Suspicious about Wilkinson’s real motives, Clark may have asked whether the general was still being paid by Gayoso, because it is equally clear that Wilkinson informed Clark, truthfully, that since the western settlers had achieved their goal with the opening of the Mississippi, the Spanish Conspiracy was at an end. From Fort Adams, Clark wrote his uncle that he believed this “assurance that the disgraceful connexion should be broken off.”
On November 4, the young man left the fort having failed to achieve his object. The meeting might have been utterly inconsequential, except that out of it grew a campaign to expose Wilkinson that proved so damaging, his past as a paid agent of Spain came in the end to haunt him like Banquo’s ghost.

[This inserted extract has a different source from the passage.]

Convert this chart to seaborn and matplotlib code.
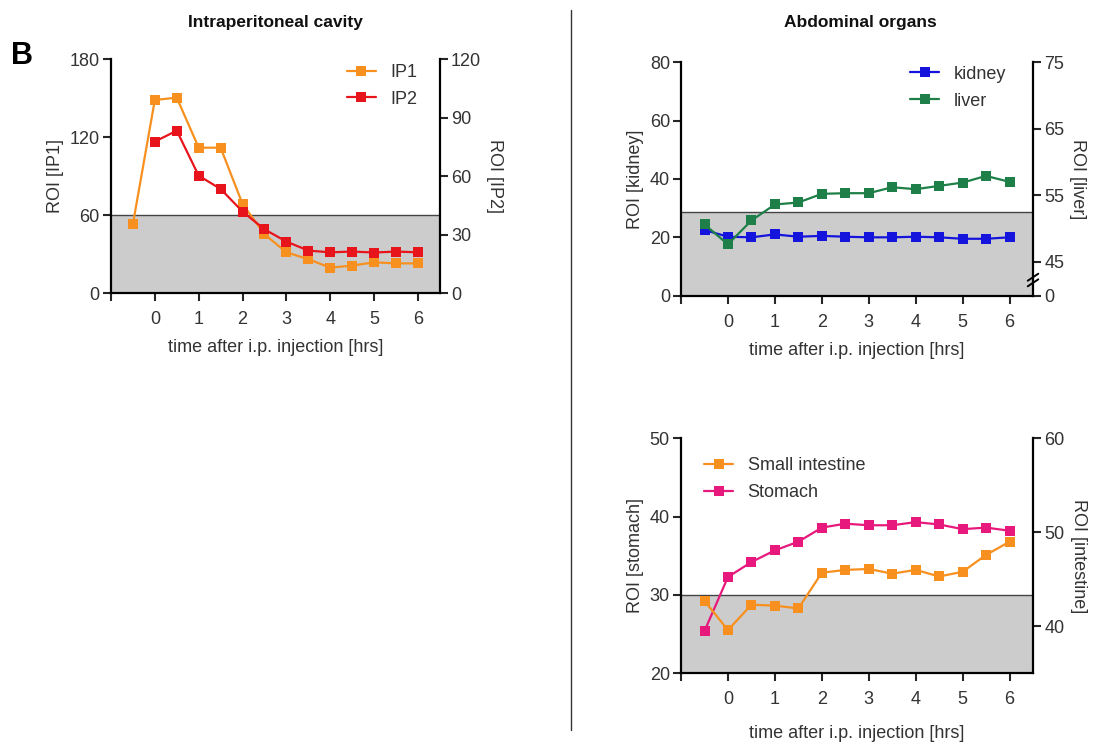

THE FIRST STEP WAS TAKEN, inadvertently, by the guileless Andrew Ellicott. On November 8, Ellicott reached Darling’s Creek, a tributary of the Pearl River, and was preparing a map of the area that Wilkinson had requested. Then, as he put it in his journal, “by a very extraordinary accident, a letter from the Governor General [Gayoso] on its way to a confidential officer in the Spanish service [Power] fell into my hands for a few hours.” In fact what he had was Power’s copy of the letter. Ellicott’s refusal to explain how it came into his hands suggests it was stolen and had to be returned before the loss was discovered. Only Clark could have engineered the theft of the letter, and its swift conveyance to Ellicott. His motives can be deduced from its contents.

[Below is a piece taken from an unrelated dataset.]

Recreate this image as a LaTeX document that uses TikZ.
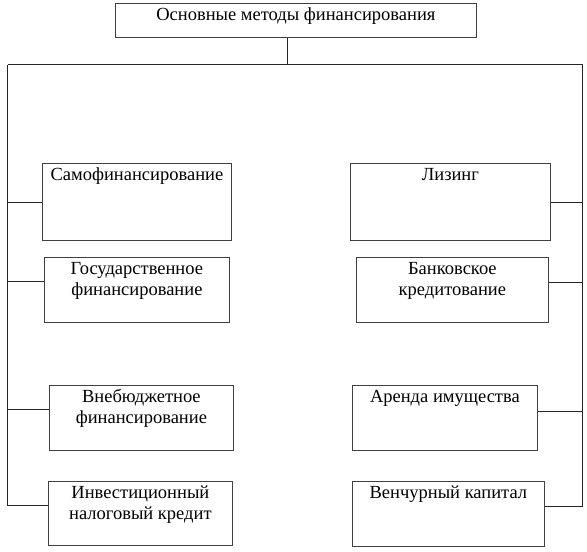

Gayoso’s letter was written in response to the news of Wilkinson’s visit to the commissioners’ camp. This, the governor suggested, had to be seen in relation to the Spanish Conspiracy, and the fears of those involved that their participation might be exposed by publication of their letters. “I wonder you could not see the design of General Wilkinson’s visit to Mr Ellicott’s and Mr Minor’s camp,” Gayoso explained to Power. “It was to fall upon some measures to obtain his papers. They are all safe and never will be made use of against him if he conducts himself with propriety. In fact the originals are at the court [in Madrid], the copies only are here.”